The difficulty of these late fights is also uneven in a way that traces back to the destructible arenas themselves: a boss whose weak point is buried behind terrain that takes three punches to clear reads as a puzzle the first time and a chore the third, once the player already knows the solution and is just waiting for the animation to let them execute it.
Kong’s voice and Nintendo’s confidence in it
Donkey Kong himself gets far more vocal personality here than any prior mainline appearance — grunts, roars and a handful of actual vocalised lines replace the near-silent mascot Nintendo has run since the arcade original — and the choice pays off because the destruction mechanic needs a physical performer with presence behind it. A quieter, more restrained Kong wouldn’t sell the sheer physical joy of tearing a mountainside apart with his bare hands the way this version does.

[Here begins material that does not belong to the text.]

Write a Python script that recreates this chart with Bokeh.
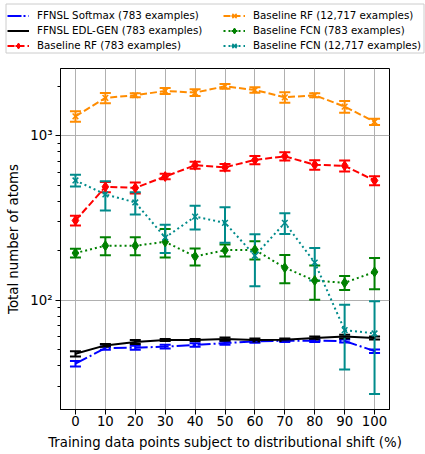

It’s a calculated risk for a character whose silence has been part of the mascot’s identity since 1981, and it works specifically because the vocal performance is calibrated to physical exertion rather than dialogue — Kong grunts when he punches and roars when he lands, which reads as an extension of the destruction mechanic rather than a bolt-on attempt to give him a personality he never previously needed.
The real ancestor
The obvious comparison is Nintendo’s own Odyssey and its capture mechanic, and the lineage is real — both games are fundamentally about temporarily changing what a level is willing to let you do. But the deeper ancestor is the voxel sandbox tradition Minecraft popularised and the physics-toy genre it spawned: games built around the premise that a world made of destructible, reconstructable material is inherently more interesting to explore than a fixed one, because the player’s own curiosity about “what happens if I dig here” becomes a genuine design input rather than an edge case the level designer has to patch over. Bananza is that philosophy given a AAA production budget, a beloved mascot, and — critically — a hard difficulty curve and combat encounters a pure sandbox never bothers to build, which is the trade that makes it a platformer first and a toy box second.
Spoilers below
The late-game reveal that the golden bananas powering the game’s central conflict are themselves fragments of an ancient, buried civilisation rather than a simple currency MacGuffin recontextualises the entire dig-everything structure retroactively — every tunnel the player has been carving for currency turns out to have been excavating the same lost culture the plot eventually asks you to reckon with directly. The final confrontation takes place in a boss arena that’s actively being destroyed and rebuilt around both combatants in real time, the clearest single statement the game makes that terrain destruction was always the actual subject the whole campaign had been building toward, and every earlier level’s demolition was rehearsal for this one.